Sharon Dietrich, a top lawyer with Community Legal Services, which helps low-income people with civil legal issues, cited one case in which a woman living off a $405 monthly welfare and food-stamp stipend was told to pay $170 of it for old bail.

The woman owed $16,000 after failing to show up for court for numerous arrests, mostly for prostitution, between 1992 and 2008. With help from CLS, her monthly bill repayment was cut to $20.

Court officials say they have tried to respond. They have streamlined the appeals process, put it online, and abolished the $12.50 filling fee.

Glenn S. Bozzacco, the new Office of Court Compliance chief, said the system was fair.

"I don't want to take a penny from anyone who doesn't owe it," he said. "But you have to own up and take some responsibility for what you've done."

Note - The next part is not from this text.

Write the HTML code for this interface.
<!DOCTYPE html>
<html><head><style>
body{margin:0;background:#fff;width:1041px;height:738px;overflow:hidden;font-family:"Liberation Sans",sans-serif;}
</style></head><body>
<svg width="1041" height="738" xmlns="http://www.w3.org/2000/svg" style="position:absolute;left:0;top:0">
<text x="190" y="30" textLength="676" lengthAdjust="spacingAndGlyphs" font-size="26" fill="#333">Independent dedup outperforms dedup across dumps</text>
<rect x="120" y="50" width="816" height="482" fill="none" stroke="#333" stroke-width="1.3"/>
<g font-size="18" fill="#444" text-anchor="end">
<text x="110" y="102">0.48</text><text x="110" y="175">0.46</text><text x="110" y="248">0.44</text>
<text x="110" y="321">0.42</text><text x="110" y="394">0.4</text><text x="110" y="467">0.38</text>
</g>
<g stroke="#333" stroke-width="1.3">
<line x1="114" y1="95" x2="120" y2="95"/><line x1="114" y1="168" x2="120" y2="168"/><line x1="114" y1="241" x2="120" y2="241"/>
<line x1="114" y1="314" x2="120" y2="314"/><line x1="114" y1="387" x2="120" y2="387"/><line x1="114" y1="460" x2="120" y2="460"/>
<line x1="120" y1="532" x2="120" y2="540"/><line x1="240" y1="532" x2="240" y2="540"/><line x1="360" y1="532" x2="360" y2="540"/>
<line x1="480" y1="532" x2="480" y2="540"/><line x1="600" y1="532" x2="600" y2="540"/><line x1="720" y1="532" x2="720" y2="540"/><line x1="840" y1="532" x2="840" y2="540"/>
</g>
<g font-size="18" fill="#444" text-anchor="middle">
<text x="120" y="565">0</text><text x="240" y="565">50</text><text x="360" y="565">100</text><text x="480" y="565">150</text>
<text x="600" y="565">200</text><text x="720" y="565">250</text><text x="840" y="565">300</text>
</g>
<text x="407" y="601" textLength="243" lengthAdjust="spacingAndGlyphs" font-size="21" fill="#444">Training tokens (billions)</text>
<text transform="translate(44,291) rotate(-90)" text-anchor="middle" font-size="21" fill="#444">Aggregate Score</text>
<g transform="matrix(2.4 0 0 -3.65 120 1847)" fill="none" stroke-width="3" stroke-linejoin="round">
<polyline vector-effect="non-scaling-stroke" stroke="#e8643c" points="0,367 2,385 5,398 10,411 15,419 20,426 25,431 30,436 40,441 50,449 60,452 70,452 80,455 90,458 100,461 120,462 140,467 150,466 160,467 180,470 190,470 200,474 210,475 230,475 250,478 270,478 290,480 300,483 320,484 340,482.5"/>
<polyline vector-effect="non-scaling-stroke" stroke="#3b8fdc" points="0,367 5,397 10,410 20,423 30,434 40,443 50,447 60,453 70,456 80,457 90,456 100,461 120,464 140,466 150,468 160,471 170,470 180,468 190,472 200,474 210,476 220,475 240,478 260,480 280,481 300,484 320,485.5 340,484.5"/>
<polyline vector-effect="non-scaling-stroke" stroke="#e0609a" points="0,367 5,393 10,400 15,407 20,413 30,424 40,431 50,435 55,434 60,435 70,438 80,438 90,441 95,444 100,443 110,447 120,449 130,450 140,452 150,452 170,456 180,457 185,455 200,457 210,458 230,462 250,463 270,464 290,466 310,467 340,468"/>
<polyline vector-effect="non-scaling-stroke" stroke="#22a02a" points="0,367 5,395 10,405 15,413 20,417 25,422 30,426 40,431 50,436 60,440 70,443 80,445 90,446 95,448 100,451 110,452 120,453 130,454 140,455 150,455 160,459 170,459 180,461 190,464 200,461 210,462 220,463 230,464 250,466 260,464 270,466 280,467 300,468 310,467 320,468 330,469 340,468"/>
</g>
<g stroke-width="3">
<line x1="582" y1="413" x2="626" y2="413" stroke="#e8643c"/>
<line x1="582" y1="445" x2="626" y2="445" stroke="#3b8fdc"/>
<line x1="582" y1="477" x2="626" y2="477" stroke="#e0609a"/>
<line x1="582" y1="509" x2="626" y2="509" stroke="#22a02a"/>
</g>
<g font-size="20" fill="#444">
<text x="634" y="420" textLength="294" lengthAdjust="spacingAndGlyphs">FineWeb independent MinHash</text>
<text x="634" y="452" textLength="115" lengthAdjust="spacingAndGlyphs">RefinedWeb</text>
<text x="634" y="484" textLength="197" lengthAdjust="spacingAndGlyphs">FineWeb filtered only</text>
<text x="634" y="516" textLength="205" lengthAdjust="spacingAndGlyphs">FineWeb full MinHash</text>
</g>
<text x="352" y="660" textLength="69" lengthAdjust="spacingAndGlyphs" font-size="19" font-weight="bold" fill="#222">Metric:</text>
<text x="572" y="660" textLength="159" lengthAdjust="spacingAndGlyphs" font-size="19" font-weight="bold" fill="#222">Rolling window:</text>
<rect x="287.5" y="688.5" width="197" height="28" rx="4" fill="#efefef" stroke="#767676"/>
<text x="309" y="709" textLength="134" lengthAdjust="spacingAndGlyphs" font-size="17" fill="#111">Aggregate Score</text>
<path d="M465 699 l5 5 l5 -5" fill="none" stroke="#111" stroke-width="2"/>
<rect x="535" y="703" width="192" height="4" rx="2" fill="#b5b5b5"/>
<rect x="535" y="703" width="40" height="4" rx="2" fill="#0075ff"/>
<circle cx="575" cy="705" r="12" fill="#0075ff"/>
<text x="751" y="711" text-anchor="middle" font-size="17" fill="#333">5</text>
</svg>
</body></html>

While some people are upset at the demands for back bail, others are finding the office more effective, better at sending out restitution checks or helping people expunge criminal records.

Frank Crossin, 64, an office employee for 16 years and an expert at digging up hard-to-find cases, said the office appeared be working more efficiently now.

Though he said some staffers were less than happy about the new dress code - men must wear ties or polo shirts with the court logo - Crossin said most were relieved to keep their jobs. Fears of a purge in favor of new hires with fresh political connections proved groundless, he said.

Before the end of the year, the office will kick off its next major change - the move to a "paperless" system for criminal records.

Initially, prosecutors and defense lawyers will be asked to voluntarily file court papers - indictments, pretrial motions, petitions to reduce bail, suppression motions, and so on - as digital .pdf files, uploading them right from their offices.

For those without computers, the office will have scanners so documents can be converted on the spot at the courthouse.

In a courthouse where documents are still moved about on carts, the shift to digital - to be mandatory after a three-month shakeout period - should speed up operations and cut costs. On the civil side, Evers noted, the change spared the system $60,000 a year spent buying manila file folders.

At first only prosecutors and the defense bar will be able to access the filings online, though the courthouse will remain a place where the public can view all paper documents or view the digital ones at free terminals.

Eventually, Evers predicted, the digital system will be opened up to the public generally, just as the civil side was.

"It won't be long," Evers said.

Azzarano, the defense attorney, said he welcomed the ability to upload, especially after the courthouse closes at 5 p.m.

"I don't think it's going to be a hassle at all," he said. "It's going to be a lot more efficient and save a lot of time."